Come criterio generale, il giudice deve stabilire il limite di tollerabilità delle immissioni con prudente apprezzamento, utilizzando all'uopo come parametri essenziali di valutazione la condizione dei luoghi e le attività normalmente svolte in un determinato contesto produttivo e, quindi, avendo riguardo al sistema di vita e alle correnti abitudini della popolazione del luogo (Cass., 11 ottobre 1995 n. 10588).
5. Per quanto riguarda i cani negli spazi condominiali, si ricorda che le relative questioni sono state portate nelle aule giudiziarie.

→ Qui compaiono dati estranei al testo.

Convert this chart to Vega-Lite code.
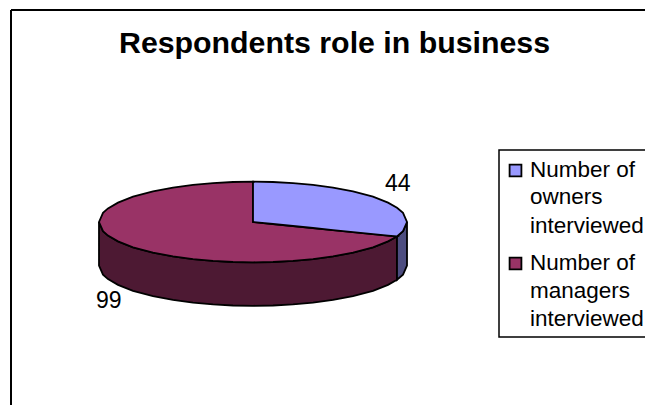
{
"$schema":"https://vega.github.io/schema/vega-lite/v6.json",
"width":645,"height":405,"padding":0,"autosize":{"type":"none"},
"background":"white",
"view":{"stroke":null},
"title":{"text":"Respondents role in business","font":"Liberation Sans","fontSize":30.3,"fontWeight":"bold","color":"black","anchor":"middle","frame":"group","dx":12,"offset":-59},
"datasets":{
"frame":[{"x":11,"x2":11,"y":10,"y2":405},{"x":11,"x2":645,"y":10,"y2":10}],
"legendBox":[{"x":499,"x2":670,"y":150,"y2":337}],
"shape":[
{"part":"managers side","x":99,"y":222,"y2":265.5},{"part":"managers side","x":103,"y":231.1,"y2":274.6},{"part":"managers side","x":108,"y":235.6,"y2":279.1},{"part":"managers side","x":118,"y":241.4,"y2":284.9},{"part":"managers side","x":133,"y":247.3,"y2":290.8},{"part":"managers side","x":153,"y":252.6,"y2":296.1},{"part":"managers side","x":173,"y":256.4,"y2":299.9},{"part":"managers side","x":193,"y":259.1,"y2":302.6},{"part":"managers side","x":213,"y":260.9,"y2":304.4},{"part":"managers side","x":233,"y":262,"y2":305.5},{"part":"managers side","x":253,"y":262.3,"y2":305.8},{"part":"managers side","x":273,"y":262,"y2":305.5},{"part":"managers side","x":293,"y":260.9,"y2":304.4},{"part":"managers side","x":313,"y":259.1,"y2":302.6},{"part":"managers side","x":333,"y":256.4,"y2":299.9},{"part":"managers side","x":353,"y":252.6,"y2":296.1},{"part":"managers side","x":373,"y":247.3,"y2":290.8},{"part":"managers side","x":388,"y":241.4,"y2":284.9},{"part":"managers side","x":397,"y":236.3,"y2":279.8},
{"part":"owners side","x":397,"y":236.3,"y2":279.8},{"part":"owners side","x":403,"y":231.1,"y2":274.6},{"part":"owners side","x":407,"y":222,"y2":265.5},
{"part":"Number of managers interviewed","x":99,"y":222,"y2":222},{"part":"Number of managers interviewed","x":103,"y":212.9,"y2":231.1},{"part":"Number of managers interviewed","x":108,"y":208.4,"y2":235.6},{"part":"Number of managers interviewed","x":118,"y":202.6,"y2":241.4},{"part":"Number of managers interviewed","x":133,"y":196.7,"y2":247.3},{"part":"Number of managers interviewed","x":153,"y":191.4,"y2":252.6},{"part":"Number of managers interviewed","x":173,"y":187.6,"y2":256.4},{"part":"Number of managers interviewed","x":193,"y":184.9,"y2":259.1},{"part":"Number of managers interviewed","x":213,"y":183.1,"y2":260.9},{"part":"Number of managers interviewed","x":233,"y":182,"y2":262},{"part":"Number of managers interviewed","x":253,"y":181.7,"y2":262.3},{"part":"Number of managers interviewed","x":253,"y":222,"y2":262.3},{"part":"Number of managers interviewed","x":273,"y":224,"y2":262},{"part":"Number of managers interviewed","x":293,"y":226,"y2":260.9},{"part":"Number of managers interviewed","x":313,"y":228,"y2":259.1},{"part":"Number of managers interviewed","x":333,"y":230.1,"y2":256.4},{"part":"Number of managers interviewed","x":353,"y":232.1,"y2":252.6},{"part":"Number of managers interviewed","x":373,"y":234.1,"y2":247.3},{"part":"Number of managers interviewed","x":388,"y":235.6,"y2":241.4},{"part":"Number of managers interviewed","x":397,"y":236.5,"y2":236.5},
{"part":"Number of owners interviewed","x":253,"y":181.7,"y2":222},{"part":"Number of owners interviewed","x":273,"y":182,"y2":224},{"part":"Number of owners interviewed","x":293,"y":183.1,"y2":226},{"part":"Number of owners interviewed","x":313,"y":184.9,"y2":228},{"part":"Number of owners interviewed","x":333,"y":187.6,"y2":230.1},{"part":"Number of owners interviewed","x":353,"y":191.4,"y2":232.1},{"part":"Number of owners interviewed","x":373,"y":196.7,"y2":234.1},{"part":"Number of owners interviewed","x":388,"y":202.6,"y2":235.6},{"part":"Number of owners interviewed","x":397,"y":207.7,"y2":236.5},{"part":"Number of owners interviewed","x":403,"y":212.9,"y2":231.1},{"part":"Number of owners interviewed","x":407,"y":222,"y2":222}
],
"values":[{"value":44,"x":385,"y":191},{"value":99,"x":96,"y":308}],
"legendSwatches":[{"part":"Number of owners interviewed","x":515.5,"y":170.5},{"part":"Number of managers interviewed","x":515.5,"y":263.5}],
"legendText":[{"line":"Number of","x":530,"y":177},{"line":"owners","x":530,"y":204},{"line":"interviewed","x":530,"y":233},{"line":"Number of","x":530,"y":270},{"line":"managers","x":530,"y":298},{"line":"interviewed","x":530,"y":326}]
},
"encoding":{
 "x":{"field":"x","type":"quantitative","axis":null,"scale":{"domain":[0,645],"nice":false,"zero":false}},
 "y":{"field":"y","type":"quantitative","axis":null,"stack":null,"scale":{"domain":[0,405],"reverse":true,"nice":false,"zero":false}}
},
"layer":[
{"data":{"name":"frame"},"mark":{"type":"rule","stroke":"black","strokeWidth":2},
 "encoding":{"x2":{"field":"x2"},"y2":{"field":"y2"}}},
{"data":{"name":"legendBox"},"mark":{"type":"rect","fill":"white","stroke":"black","strokeWidth":1.5},
 "encoding":{"x2":{"field":"x2"},"y2":{"field":"y2"}}},
{"data":{"name":"shape"},"mark":{"type":"area","stroke":"black","strokeWidth":1.8,"opacity":1},
 "encoding":{"y2":{"field":"y2"},
 "color":{"field":"part","type":"nominal","legend":null,"scale":{"domain":["Number of owners interviewed","Number of managers interviewed","owners side","managers side"],"range":["#9999FF","#993366","#4D4D80","#4D1933"]}}}},
{"data":{"name":"legendSwatches"},"mark":{"type":"point","shape":"square","filled":true,"size":140,"stroke":"black","strokeWidth":1.8,"opacity":1},
 "encoding":{"color":{"field":"part","type":"nominal","legend":null}}},
{"data":{"name":"values"},"mark":{"type":"text","font":"Liberation Sans","fontSize":23,"align":"left","baseline":"alphabetic","color":"black"},
 "encoding":{"text":{"field":"value","type":"quantitative"}}},
{"data":{"name":"legendText"},"mark":{"type":"text","font":"Liberation Sans","fontSize":22.5,"align":"left","baseline":"alphabetic","color":"black"},
 "encoding":{"text":{"field":"line","type":"nominal"}}}
]
}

Dall'esame della giurisprudenza in materia, si rinvengono i seguenti precedenti giurisprudenziali:
a)Trib. Napoli, 25 ottobre 1990 (Giur. It., 1991, I, 2, 500 con nota favorevole di Manera, Cani "condominiali" e provvedimenti d'urgenza), secondo cui il giudice può ordinare l'allontanamento di cani ed animali da appartamenti in condominio quando recano disturbi e molestie con latrati, pericoli d'aggressioni, depositi d'escrementi negli spazi comuni, con provvedimento d'urgenza ex art.700 c.p.c., affidandone l'esecuzione ad organi di polizia (nella specie, il divieto di tenere animali in appartamenti era stabilito in regolamento di condominio di natura contrattuale ed i cani erano soliti invadere gli spazi comuni aggredendo e depositando escrementi, senza alcun controllo da parte dei proprietari degli animali);
b) se il regolamento che fa divieto di tenere cani (o altri animali) negli appartamenti in edifici condominiali non ha natura contrattuale, non può ritenersi efficace il divieto in materia approvato dalla maggioranza dei condomini, essendo necessario il consenso di tutti i condomini (Cass., 4 dicembre 1993, n. 12028);
c)Trib. Piacenza, 10 aprile 1990, (Arch. locazioni, 1990, 287) ha ritenuto che la detenzione di un animale può integrare la fattispecie prevista dall'art.844 c.c., per cui possono essere adottate le misure necessarie per far cessare le molestie ed i disturbi (e tanto sul rilievo che i cani abbaiano, sporcano e mandano cattivi odori).